AIM. Read the lines below. Copy out any that hold the string "Write".

RECORDED DATA.
┌──
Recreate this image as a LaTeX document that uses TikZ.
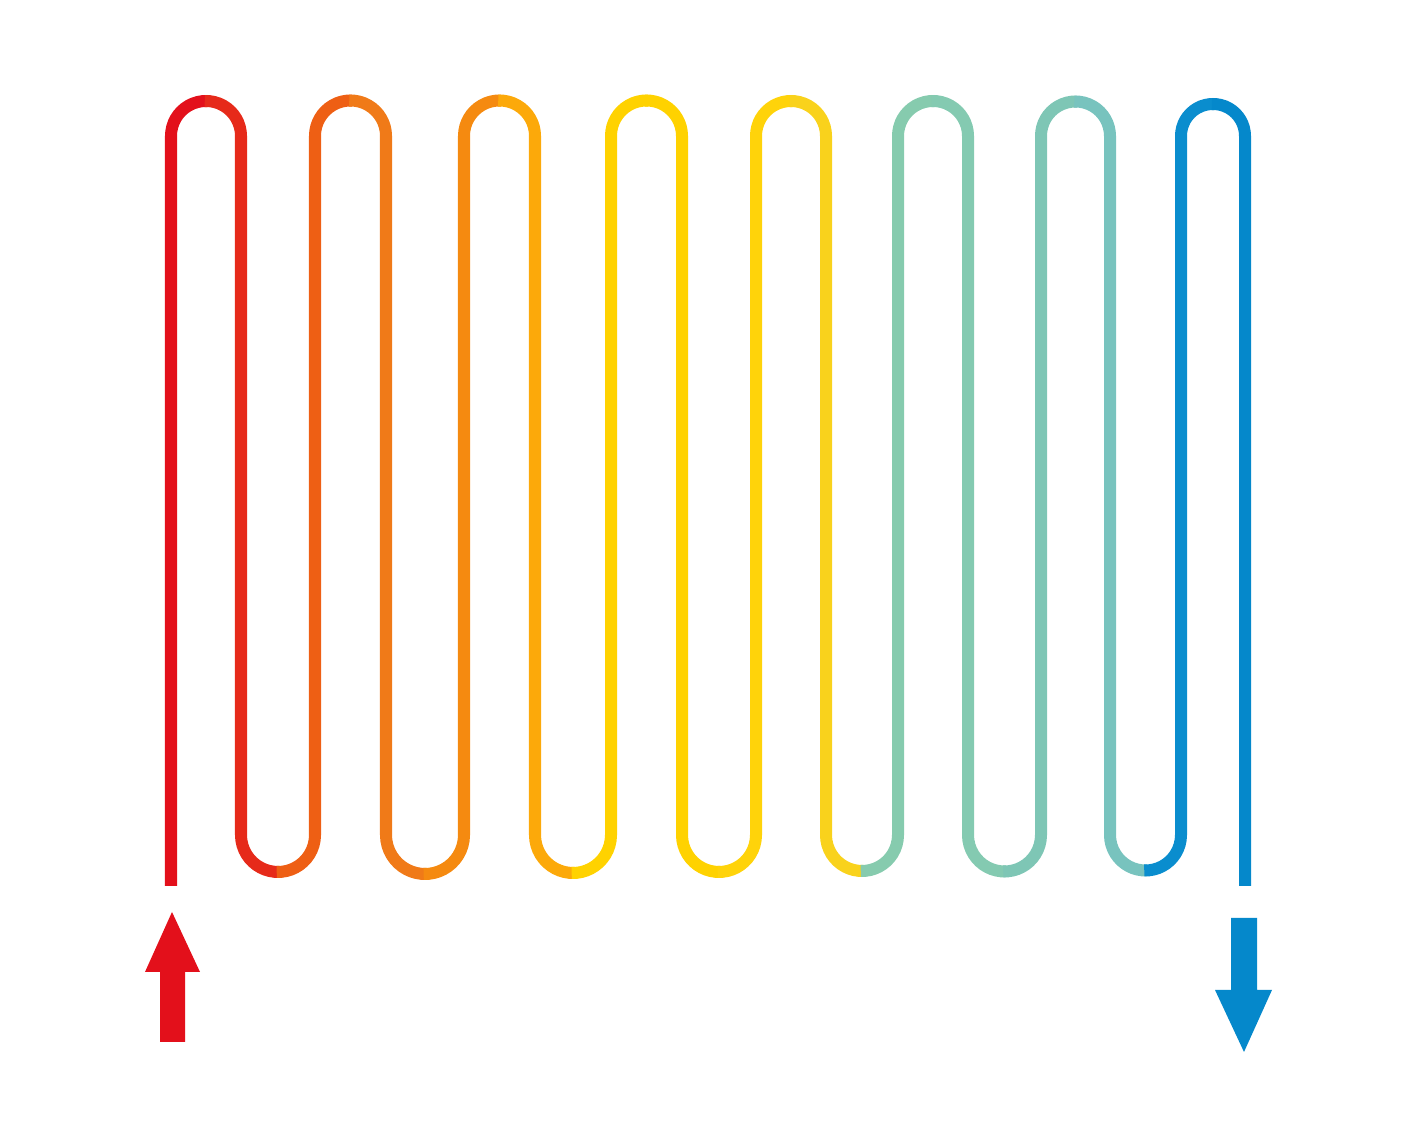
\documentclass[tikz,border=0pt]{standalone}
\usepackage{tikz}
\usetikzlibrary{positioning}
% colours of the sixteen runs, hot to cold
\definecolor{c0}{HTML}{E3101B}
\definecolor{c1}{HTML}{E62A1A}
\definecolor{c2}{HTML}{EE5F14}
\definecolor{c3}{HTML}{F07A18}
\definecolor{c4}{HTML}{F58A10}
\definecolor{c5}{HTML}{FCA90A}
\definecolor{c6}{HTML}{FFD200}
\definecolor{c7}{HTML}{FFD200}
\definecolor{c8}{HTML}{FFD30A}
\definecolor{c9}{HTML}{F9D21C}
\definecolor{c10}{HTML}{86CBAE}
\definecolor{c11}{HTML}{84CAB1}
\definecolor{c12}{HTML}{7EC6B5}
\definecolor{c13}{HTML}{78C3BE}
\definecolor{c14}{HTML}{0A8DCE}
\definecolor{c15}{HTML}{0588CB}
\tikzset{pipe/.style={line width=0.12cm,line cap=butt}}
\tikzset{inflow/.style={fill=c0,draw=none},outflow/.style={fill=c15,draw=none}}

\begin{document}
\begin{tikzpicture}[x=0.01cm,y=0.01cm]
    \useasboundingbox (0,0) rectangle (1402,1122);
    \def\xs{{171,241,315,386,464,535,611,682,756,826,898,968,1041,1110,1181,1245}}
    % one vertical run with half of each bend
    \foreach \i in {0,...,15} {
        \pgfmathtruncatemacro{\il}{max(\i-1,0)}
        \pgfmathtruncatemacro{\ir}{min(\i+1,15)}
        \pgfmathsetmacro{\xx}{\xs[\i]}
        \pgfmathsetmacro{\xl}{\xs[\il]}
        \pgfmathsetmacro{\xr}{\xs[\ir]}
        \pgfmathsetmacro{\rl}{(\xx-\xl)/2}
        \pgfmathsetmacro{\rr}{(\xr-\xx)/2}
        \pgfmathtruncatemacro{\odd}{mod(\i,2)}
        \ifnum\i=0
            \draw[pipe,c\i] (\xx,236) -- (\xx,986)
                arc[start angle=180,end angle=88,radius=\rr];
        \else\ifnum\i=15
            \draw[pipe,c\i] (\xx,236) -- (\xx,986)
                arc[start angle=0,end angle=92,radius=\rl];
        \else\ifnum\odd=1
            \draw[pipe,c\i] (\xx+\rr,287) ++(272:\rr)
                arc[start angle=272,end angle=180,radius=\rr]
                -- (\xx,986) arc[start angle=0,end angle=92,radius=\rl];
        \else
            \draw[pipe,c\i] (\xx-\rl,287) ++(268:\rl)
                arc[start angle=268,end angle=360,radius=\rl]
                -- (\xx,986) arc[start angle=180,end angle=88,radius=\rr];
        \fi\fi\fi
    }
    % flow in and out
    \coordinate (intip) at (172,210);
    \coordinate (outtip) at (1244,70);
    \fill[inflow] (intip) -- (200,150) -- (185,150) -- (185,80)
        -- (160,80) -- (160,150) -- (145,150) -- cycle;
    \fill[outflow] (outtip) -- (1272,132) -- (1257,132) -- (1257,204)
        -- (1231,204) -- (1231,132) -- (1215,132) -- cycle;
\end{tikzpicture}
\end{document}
└──
┌──
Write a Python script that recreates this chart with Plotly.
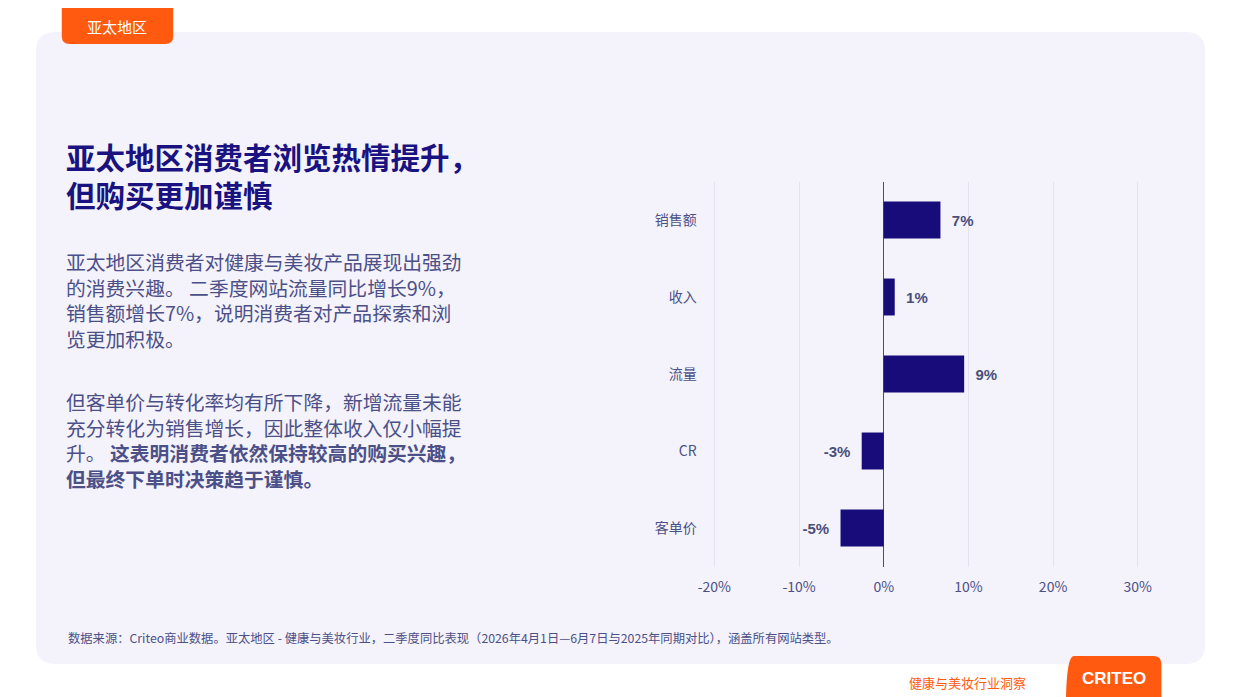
└──
┌──
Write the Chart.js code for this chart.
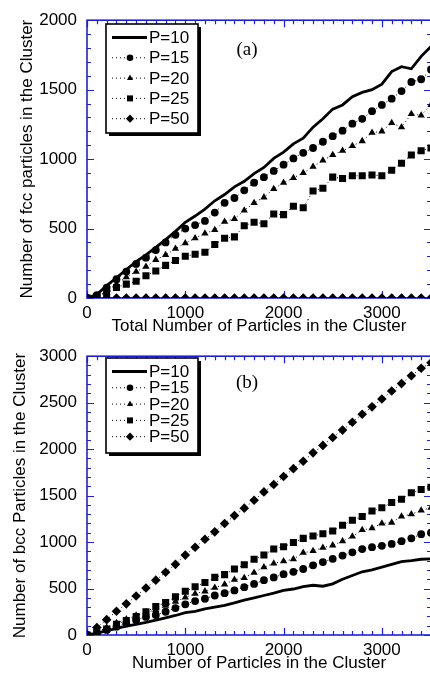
└──
SOLUTION FOR THIS TASK.
Write a Python script that recreates this chart with Plotly.
Write the Chart.js code for this chart.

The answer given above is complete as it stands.